На какой-то ноте самопоедания и любопытства под спудом страдания он ухитрялся наблюдать за деформациями своей души, как она перетекла сначала от надежды к раздражению, а потом скользнула от раздражения к равнодушию. Он приходил к выводу, что человек, ступивший одной ногой в ледяное болото небытия, вообще видит все иначе. Но видит ли он то бытие, которое существует в действительности? Или действительность начинает подстраиваться под его видение? Вот что его стало волновать в эти дни. А видит он порой такое, что смертному лучше вовсе не видеть и не знать. Громоздкое мироустройство преображается, текучие болезненные образы плывут мимо опустошенного взора в своем наиболее жутком воплощении: простой дверной проем вдруг начинает дышать в лицо сырым склепом, небо в окне фосфоресцирует смертно. И навязчиво лезет в душу: вот именно это и есть истинный лик бытия!

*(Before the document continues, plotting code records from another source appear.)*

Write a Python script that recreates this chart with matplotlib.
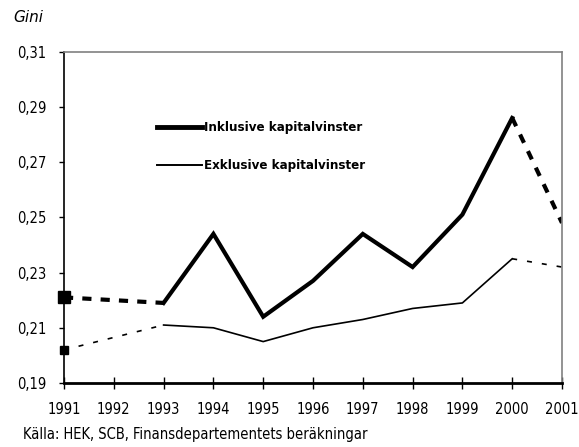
import matplotlib
matplotlib.use("Agg")
import matplotlib.pyplot as plt
from matplotlib.ticker import FuncFormatter
from matplotlib.lines import Line2D

plt.rcParams['font.family'] = ['DejaVu Sans']
plt.rcParams['font.stretch'] = 'condensed'

# data (1992 saknas)
years = [1991, 1993, 1994, 1995, 1996, 1997, 1998, 1999, 2000, 2001]
inkl = [0.221, 0.219, 0.244, 0.214, 0.227, 0.244, 0.232, 0.251, 0.286, 0.248]
exkl = [0.202, 0.211, 0.210, 0.205, 0.210, 0.213, 0.217, 0.219, 0.235, 0.232]
year_ticks = list(range(1991, 2002))
gini_ticks = [0.19, 0.21, 0.23, 0.25, 0.27, 0.29, 0.31]

fig = plt.figure(figsize=(5.79, 4.47), dpi=100)
ax = fig.add_axes([64/579, 1-383/447, (562-64)/579, (383-51.7)/447])

# inklusive: streckat 1991-1993 och 2000-2001
ax.plot(years[:2], inkl[:2], color='black', lw=3, dashes=(2.2, 2.2))
ax.plot(years[1:9], inkl[1:9], color='black', lw=3, solid_joinstyle='miter')
ax.plot(years[8:], inkl[8:], color='black', lw=3, dashes=(2.2, 2.2))
ax.plot(years[0], inkl[0], 's', color='black', ms=8, clip_on=False)

# exklusive
ax.plot(years[:2], exkl[:2], color='black', lw=1.2, dashes=(3, 6))
ax.plot(years[1:9], exkl[1:9], color='black', lw=1.2)
ax.plot(years[8:], exkl[8:], color='black', lw=1.2, dashes=(3, 6))
ax.plot(years[0], exkl[0], 's', color='black', ms=6, clip_on=False)

ax.set_xlim(1991, 2001)
ax.set_ylim(0.19, 0.31)
ax.set_xticks(year_ticks)
ax.set_yticks(gini_ticks)
ax.yaxis.set_major_formatter(FuncFormatter(lambda v, p: f'{v:.2f}'.replace('.', ',')))

for s in ['top', 'right']:
    ax.spines[s].set_color('#808080')
    ax.spines[s].set_linewidth(1.2)
ax.spines['left'].set_linewidth(1.2)
ax.spines['bottom'].set_linewidth(2)

ax.tick_params(axis='y', direction='out', length=3.5, width=1, labelsize=10.5, pad=9)
ax.tick_params(axis='x', direction='inout', length=8, width=1, labelsize=10.5, pad=10)

handles = [Line2D([], [], color='black', lw=3.5),
           Line2D([], [], color='black', lw=1.4)]
ax.legend(handles, ['Inklusive kapitalvinster', 'Exklusive kapitalvinster'],
          loc='upper left', bbox_to_anchor=(0.187, 0.79), frameon=False,
          borderpad=0, borderaxespad=0, handlelength=3.4, handletextpad=0.15,
          labelspacing=1.9, prop={'weight': 'bold', 'size': 9.5})

fig.text(13/579, 1-17/447, 'Gini', style='italic', family='DejaVu Sans',
         stretch='normal', fontsize=11, va='center', ha='left')
fig.text(23/579, 1-434/447, 'Källa: HEK, SCB, Finansdepartementets beräkningar',
         fontsize=10.5, va='center', ha='left')

fig.savefig('out.png', dpi=100)
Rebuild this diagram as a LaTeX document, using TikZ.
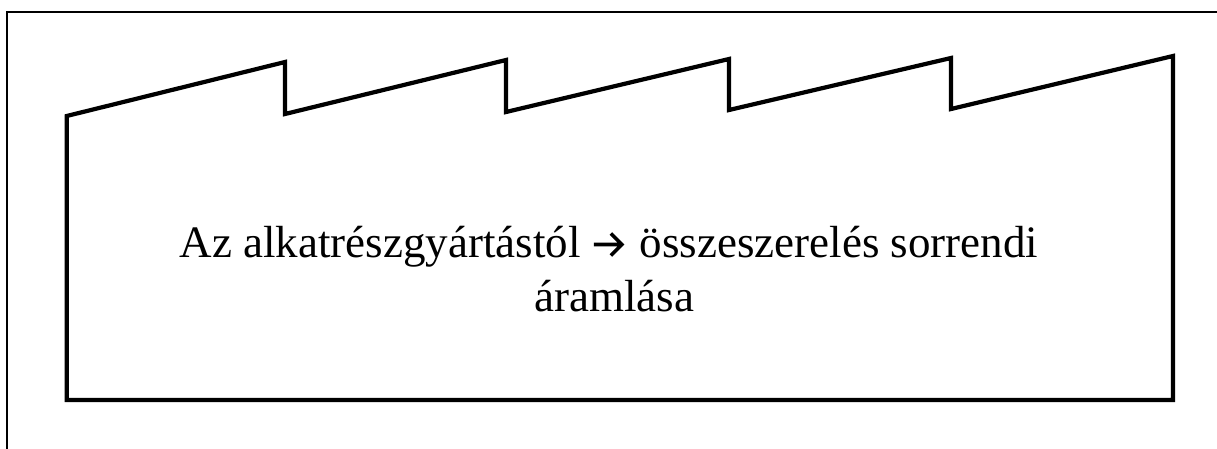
\documentclass[tikz,border=0pt]{standalone}
\usepackage{fontspec}
\setmainfont{Liberation Serif}
\newcommand{\thickrarrow}{\tikz[baseline=0pt,x=1pt,y=1pt]{\draw[line width=3.6pt,line cap=butt,line join=miter] (0,12.5) -- (28,12.5) (17,1.5) -- (28,12.5) -- (17,23.5);}}
\begin{document}
\begin{tikzpicture}[x=1pt,y=-1pt,
  factory/.style={draw=black,line width=4.2pt,line join=miter},
  frame/.style={draw=black,line width=1.8pt},
  label/.style={anchor=base,inner sep=0pt,font=\fontsize{45}{52}\selectfont}]
\useasboundingbox (0,0) rectangle (1217,448);
\begin{scope}
\clip (0,0) rectangle (1217,448);
\draw[frame] (7,470) -- (7,11.7) -- (1240,11.7);
\end{scope}
\draw[factory] (66.7,400) -- (66.7,116) -- (285,62) -- (285,114) -- (506,60) -- (506,112)
  -- (729,59) -- (729,110) -- (951,58) -- (951,109) -- (1173,56) -- (1173,400) -- cycle;
\node[label] (l1) at (609,257) {Az alkatrészgyártástól \thickrarrow\hspace{16pt}összeszerelés sorrendi};
\node[label] (l2) at (614,311) {áramlása};
\end{tikzpicture}
\end{document}
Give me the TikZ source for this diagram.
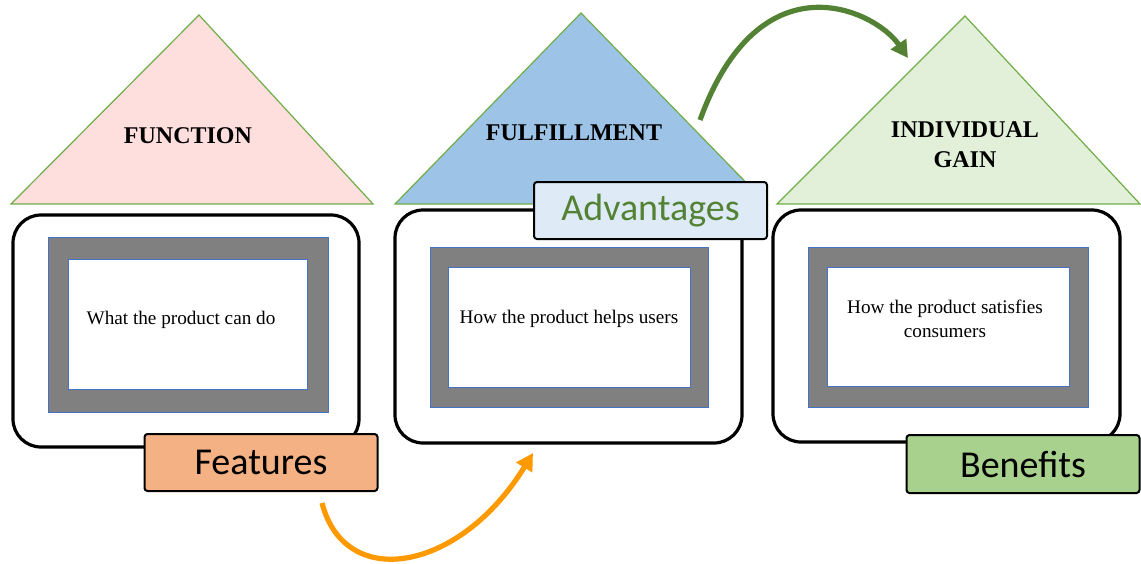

По ту сторону жили его домашние. Сынишка, который улетал от него все дальше, — темнеющая макушка мелькала изредка на дальнем фоне. Сынишка убегал на улицу, не думая задерживаться рядом с чужой болью. Мог тяжелой тенью проковылять на своих костылях тесть, остановиться где-то там, на удалении, спросить: «Ну как?», — спросить не у Сошникова — отвлеченно и равнодушно у Ирины. Но Сошников не слышал ее ответа, скорее угадывал, что она, может быть, пожимала в ответ плечами, или вообще не пыталась ответить, а только потупляла глаза. И все чаще он слышал их смех, посвященный какой-то внешней радости. Но она все-таки не оставила надежды пробиться к нему.
— Ну что ты хочешь, принести что-нибудь? — говорила тихо. А ему слышалось, что говорит уже просто с терпением, с обязательностью.
— Нет, Ир, ничего не хочу… — вымученно отвечал он, не поворачиваясь к ней, упершись взглядом в стену.
— Хочешь апельсинчик? Почистить?
— Нет…
— Может, шоколадку? Ты недавно с таким удовольствием съел.
— Я ничего не хочу, Ир. Хочу полежать.
Наконец и она оставила его в покое. Она устала. Утром, если успевала, молча помогала ему добраться до туалета, потом ставила рядом с его диваном на табурет еду, а когда к вечеру возвращалась, все, почти нетронутое, уносила на кухню.
Прошло еще несколько дней с того момента, когда он для самого себя произнес решающую формулу: больше ничего не хочу. Как-то, еще с самого утра, он совершенно отчетливо понял, что именно этим днем, к грядущей ночи, стечет в крохотную абсолютно темную и душную точку. Но страха при этом не почувствовал. Такое обстоятельство — отсутствие страха — его даже как-то мрачно позабавило. Он терпеливо лежал, ждал чего-то смутного, и, не имея ни сил, ни желания повернуться и посмотреть на часы, пытался по внешним приметам отсчитывать протяженность дня: что-то делала Ирина на кухне, потом затихла. Потом слышал сынишку и тестя. Тесть говорил своим бубнящим голосом. Потом сынишка, кажется, ушел на улицу. Верно, теперь был выходной. Да, раз опять услышал Ирину, значит, она не уходила на работу. Был выходной. И вот, вероятно, еще до обеда в дверь позвонили. Ирина пошла открывать.
«Выходной, — опять отрешенно подумал он и еще несколько раз повторил странное, растворяющееся в бессмысленности слово: — Выходной… Выходной… Выходной…»
И опять услышал голоса, но не силился угадать, кто пришел. И не силился повернуться, даже когда повеяло свежим мятным дыханием.
— Надолго разлегся? — сказали над самым ухом намеренно грубым голосом, наполненным той надсаженной искусственной и нелепой бодростью, которой каждый, кто случайно с явной брезгливостью прикасался к разрушающемуся миру Сошникова, решал осчастливить его. Сошников не ответил. Земский выдержал паузу и добавил: — Я смотрю, Игорек, ты совсем ох…ел!